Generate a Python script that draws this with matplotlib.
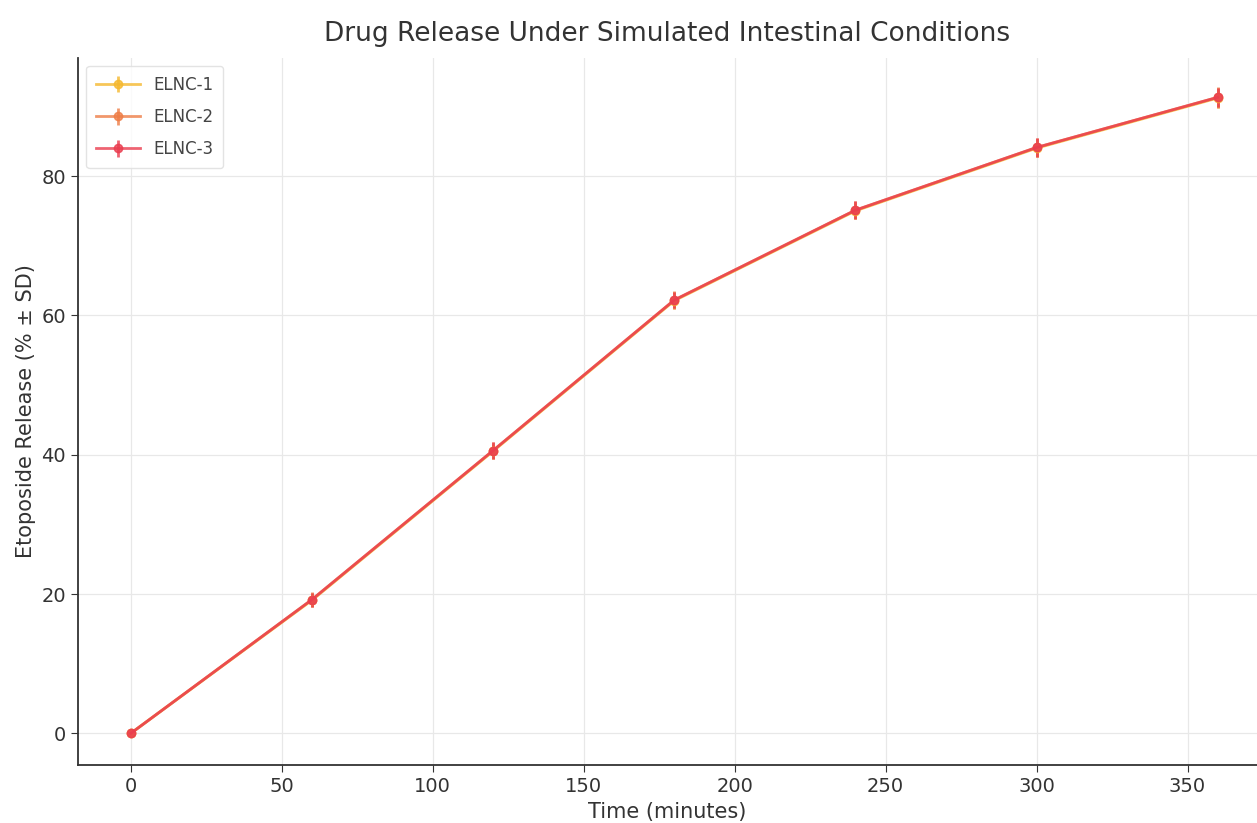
import matplotlib.pyplot as plt
import numpy as np

time_min = [0, 60, 120, 180, 240, 300, 360]
elnc1 = [0, 19.1, 40.5, 62.1, 75.0, 84.0, 91.2]
elnc2 = [0, 19.2, 40.6, 62.2, 75.1, 84.1, 91.3]
elnc3 = [0, 19.2, 40.6, 62.2, 75.1, 84.1, 91.3]
sd1 = [0, 1.0, 1.1, 1.2, 1.2, 1.3, 1.4]
sd2 = [0, 1.1, 1.2, 1.3, 1.3, 1.4, 1.5]
sd3 = [0, 1.0, 1.2, 1.2, 1.3, 1.3, 1.4]

labels = ["ELNC-1", "ELNC-2", "ELNC-3"]
colors = ["#f5b82e", "#ee7d46", "#ea3d4f"]


def main() -> None:
    fig = plt.figure(figsize=(12.57, 8.23), dpi=100)
    ax = fig.add_axes([0.062, 0.07, 0.938, 0.86])

    for y, sd, lab, c in zip([elnc1, elnc2, elnc3], [sd1, sd2, sd3], labels, colors):
        ax.errorbar(time_min, y, yerr=sd, label=lab, color=c, marker="o",
                    markersize=6, linewidth=2, elinewidth=2, capsize=0, alpha=0.8)

    ax.set_xlim(-17.5, 373)
    ax.set_ylim(-4.6, 97)
    ax.set_xticks([0, 50, 100, 150, 200, 250, 300, 350])
    ax.set_yticks([0, 20, 40, 60, 80])
    ax.grid(True, color="#e8e8e8", linewidth=0.9)
    ax.set_axisbelow(True)
    for s in ["top", "right"]:
        ax.spines[s].set_visible(False)
    for s in ["left", "bottom"]:
        ax.spines[s].set_color("#333333")
        ax.spines[s].set_linewidth(1.3)
    ax.tick_params(labelsize=14, colors="#333333", length=5)

    ax.set_xlabel("Time (minutes)", fontsize=15, color="#333333", labelpad=4)
    ax.set_ylabel("Etoposide Release (% ± SD)", fontsize=15, color="#333333")
    ax.set_title("Drug Release Under Simulated Intestinal Conditions",
                 fontsize=19, color="#333333", pad=12)
    ax.legend(loc="upper left", fontsize=12, frameon=True, edgecolor="#dddddd",
              labelcolor="#444444", labelspacing=0.85, handlelength=2.6,
              borderpad=0.6)

    fig.savefig("out.png", dpi=100)


if __name__ == "__main__":
    main()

JOB: Search the data for the string "matplotlib". List each line that has it.

EXERCISE OUTPUT:
Generate a Python script that draws this with matplotlib.
import matplotlib.pyplot as plt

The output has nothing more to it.